Later in the day, as expected, the Bank of England voted unanimously 9-0 to leave interest rates on hold and make no changes to the asset purchase program. The overall rhetoric from the BoE was that domestic data is slowing down towards the end of the year and Brexit remained a big uncertainty.
Also, there no hints given to suggest any plans to speed up the gradual pace of rate hikes previously indicated, the pound recoiled on the news and gave up the early morning gains. However on a more positive note, the central bank were impressed with Philip Hammond’s budget, which they believe will increase GDP by as much as 0.3% over the next few years and the risk of a disorderly exit from the EU has now lessened after Brexit negotiations reached a milestone last week.
GBPUSD opened at 1.3432 and rose to a high of 1.3455 after the retail sales data. After the BoE decision, the pound tracked down to 1.3399 in the afternoon before closing at 1.3430 marking a 0.0% net change day.
GBPEUR climbed to 1.1385 in the morning but gave up gains on BoE comments falling to 1.1340, however dovish comments from the ECB helped the pound break back through the 1.14 level touching a high of 1.1412 as the day came to a close.

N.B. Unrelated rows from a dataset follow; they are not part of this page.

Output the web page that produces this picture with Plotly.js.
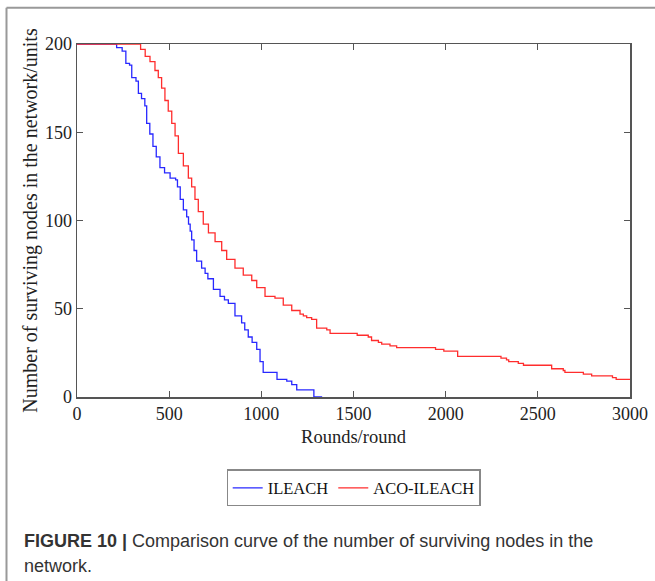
<!DOCTYPE html>
<html>
<head>
<meta charset="utf-8">
<script src="https://cdn.plot.ly/plotly-3.0.1.min.js"></script>
<style>
  html, body { margin: 0; padding: 0; background: #fff; }
  #chart { width: 655px; height: 581px; }
</style>
</head>
<body>
<div id="chart"></div>
<script>
// ILEACH (blue)
const ileachRounds = [0, 190, 215, 245, 265, 285, 297, 320, 333, 350, 368, 378, 395, 412, 430, 450, 475, 505, 535, 545, 560, 577, 595, 605, 614, 622, 635, 649, 676, 695, 710, 740, 776, 800, 821, 857, 893, 910, 929, 950, 975, 993, 1010, 1075, 1085, 1138, 1165, 1192, 1246, 1285, 1330];
const ileachNodes  = [200, 200, 198, 196, 189, 188, 181, 179, 172, 169, 165, 155, 149, 142, 136, 130, 127, 124, 123, 119, 112, 106, 102, 98, 94, 89, 83, 77, 73, 70, 67, 61, 57, 55, 53, 46, 42, 38, 34, 31, 27, 20, 14, 14, 10, 9, 7, 4, 4, 0, 0];

// ACO-ILEACH (red)
const acoRounds = [0, 320, 345, 370, 396, 423, 441, 459, 477, 495, 514, 532, 550, 577, 604, 622, 640, 658, 685, 713, 749, 785, 812, 857, 902, 948, 975, 1020, 1074, 1119, 1165, 1210, 1228, 1246, 1273, 1300, 1355, 1373, 1520, 1580, 1598, 1635, 1653, 1698, 1734, 1945, 1990, 2065, 2300, 2330, 2342, 2394, 2422, 2575, 2638, 2647, 2747, 2792, 2905, 2925, 2940, 3000];
const acoNodes  = [200, 200, 197, 193, 190, 185, 181, 175, 168, 162, 155, 148, 138, 131, 124, 119, 112, 105, 98, 93, 88, 83, 78, 73, 69, 66, 62, 57, 56, 52, 49, 47, 46, 45, 44, 39, 38, 36, 35, 34, 32, 31, 30, 29, 28, 27, 26, 23, 22, 21, 20, 19, 18, 16, 15, 14, 13, 12, 11, 10, 10, 10];

const xTicks = [0, 500, 1000, 1500, 2000, 2500, 3000];
const yTicks = [0, 50, 100, 150, 200];

const serif = 'Liberation Serif, Times New Roman, serif';
const sans = 'Liberation Sans, Arial, Helvetica, sans-serif';

const traces = [
  { x: ileachRounds, y: ileachNodes, name: 'ILEACH', type: 'scatter', mode: 'lines',
    line: { color: 'rgb(40,40,255)', width: 1.3, shape: 'hv' } },
  { x: acoRounds, y: acoNodes, name: 'ACO-ILEACH', type: 'scatter', mode: 'lines',
    line: { color: 'rgb(255,45,45)', width: 1.3, shape: 'hv' } }
];

const layout = {
  width: 655, height: 581,
  margin: { l: 77, r: 25, t: 44, b: 184 },
  paper_bgcolor: '#fff', plot_bgcolor: '#fff',
  showlegend: true,
  legend: {
    orientation: 'h', x: 0.5, xanchor: 'center', y: -0.205, yanchor: 'top',
    bordercolor: '#888', borderwidth: 1.2, bgcolor: '#fff',
    font: { family: serif, size: 16.5, color: '#111' },
    itemwidth: 30, tracegroupgap: 0
  },
  xaxis: {
    range: [0, 3000], tickvals: xTicks, ticktext: xTicks.map(String),
    showgrid: false, zeroline: false, showline: true, mirror: 'ticks',
    linecolor: '#555', linewidth: 1.5, ticks: 'inside', ticklen: 6, tickcolor: '#555', tickwidth: 1.2,
    tickfont: { family: serif, size: 18, color: '#222' },
    title: { text: 'Rounds/round', font: { family: serif, size: 18.5, color: '#222' }, standoff: 7 },
    fixedrange: true
  },
  yaxis: {
    range: [0, 200], tickvals: yTicks, ticktext: yTicks.map(String),
    showgrid: false, zeroline: false, showline: true, mirror: 'ticks',
    linecolor: '#555', linewidth: 1.5, ticks: 'inside', ticklen: 6, tickcolor: '#555', tickwidth: 1.2,
    tickfont: { family: serif, size: 18, color: '#222' },
    title: { text: 'Number of surviving nodes in the network/units', font: { family: serif, size: 20, color: '#222' }, standoff: 2 },
    fixedrange: true
  },
  shapes: [
    { type: 'line', xref: 'paper', yref: 'paper', x0: -0.1275, x1: -0.1275, y0: 1.103, y1: -0.54,
      line: { color: '#999', width: 2 } },
    { type: 'line', xref: 'paper', yref: 'paper', x0: -0.1275, x1: 1.05, y0: 1.103, y1: 1.103,
      line: { color: '#999', width: 2 } }
  ],
  annotations: [
    { xref: 'paper', yref: 'paper', x: -0.0995, y: -0.4075, xanchor: 'left', yanchor: 'middle',
      showarrow: false, align: 'left',
      text: '<b>FIGURE 10 |</b> Comparison curve of the number of surviving nodes in the',
      font: { family: sans, size: 18, color: '#333' } },
    { xref: 'paper', yref: 'paper', x: -0.0995, y: -0.4785, xanchor: 'left', yanchor: 'middle',
      showarrow: false, align: 'left',
      text: 'network.',
      font: { family: sans, size: 18, color: '#333' } }
  ]
};

Plotly.newPlot('chart', traces, layout, { displayModeBar: false, staticPlot: true });
</script>
</body>
</html>
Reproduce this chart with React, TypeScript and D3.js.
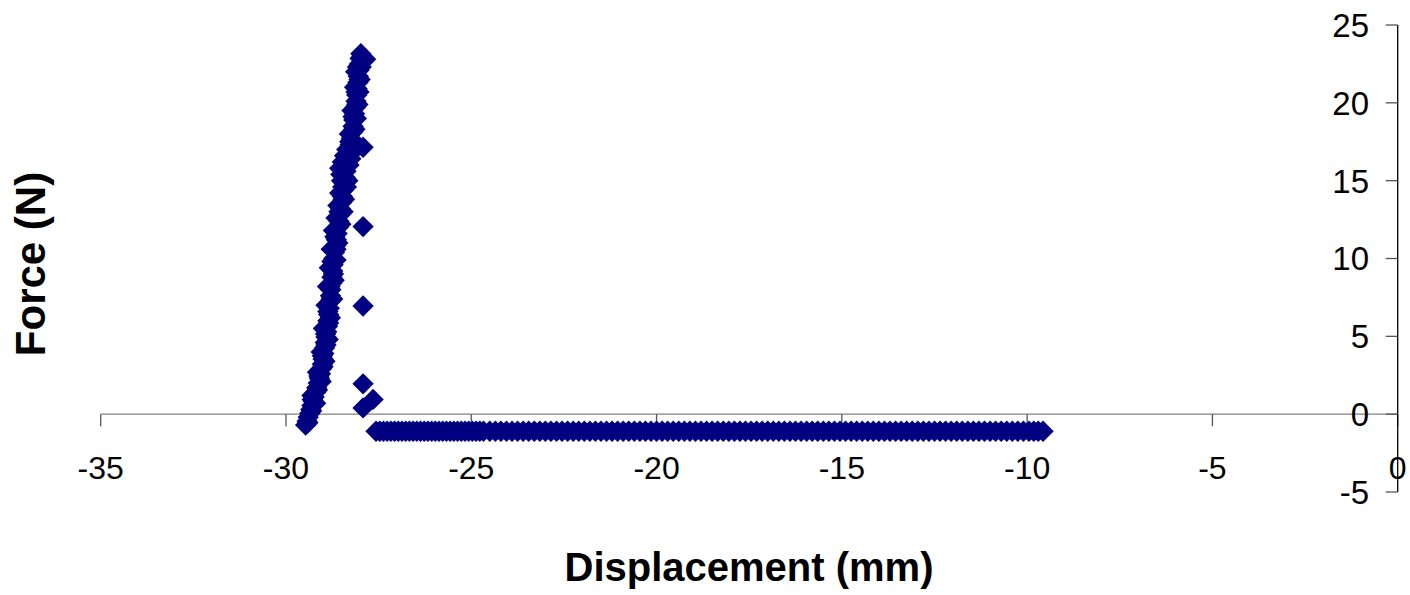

Data in Europe showed Eurozone Composite PMI rose to 58 in December from 57.5 in November, higher than the 57.2 forecast. The Manufacturing element of the PMI figures rose to an all-time high of 60.6 whilst Services beat 56.0 expectations at 56.5.
The highlights of a busy data schedule in the US were Advance Retail Sales well ahead of consensus at 0.8% v 0.3%, Retail Sales Ex Autos and Gas for November coming in higher at 0.8% v 0.4% in October. Export Prices YoY up to 3.1% form 2.7% and Manufacturing PMI beating forecasts at 55 v 53.9.
The ECB, like the BoE made no changes, again as widely anticipated, however they did raise GDP growth forecast for 2018 to 2.3% from 1.8% in last September. The inflation forecast for 2018 was raised to 1.4% from 1.2% previously, on back of higher oil and food prices.
Ordinarily this would have been enough for solid euro gains, but President Draghi stuck to his guns on his accommodative monetary policy pledging to provide stimulus for as long as is needed. Many thought there would be some sort of acknowledgment of the strength of the Eurozone economy by at least commenting on winding back stimulus, but his intentions for the next year remained rigid and with it, the euro weakened.
EURUSD opened well supported at 1.1825 and rose to high of 1.1844 after positive European data, but as investors interpreted the dovish tone of Draghi’s press conference the euro weakened, with EURUSD falling all the way to 1.1773.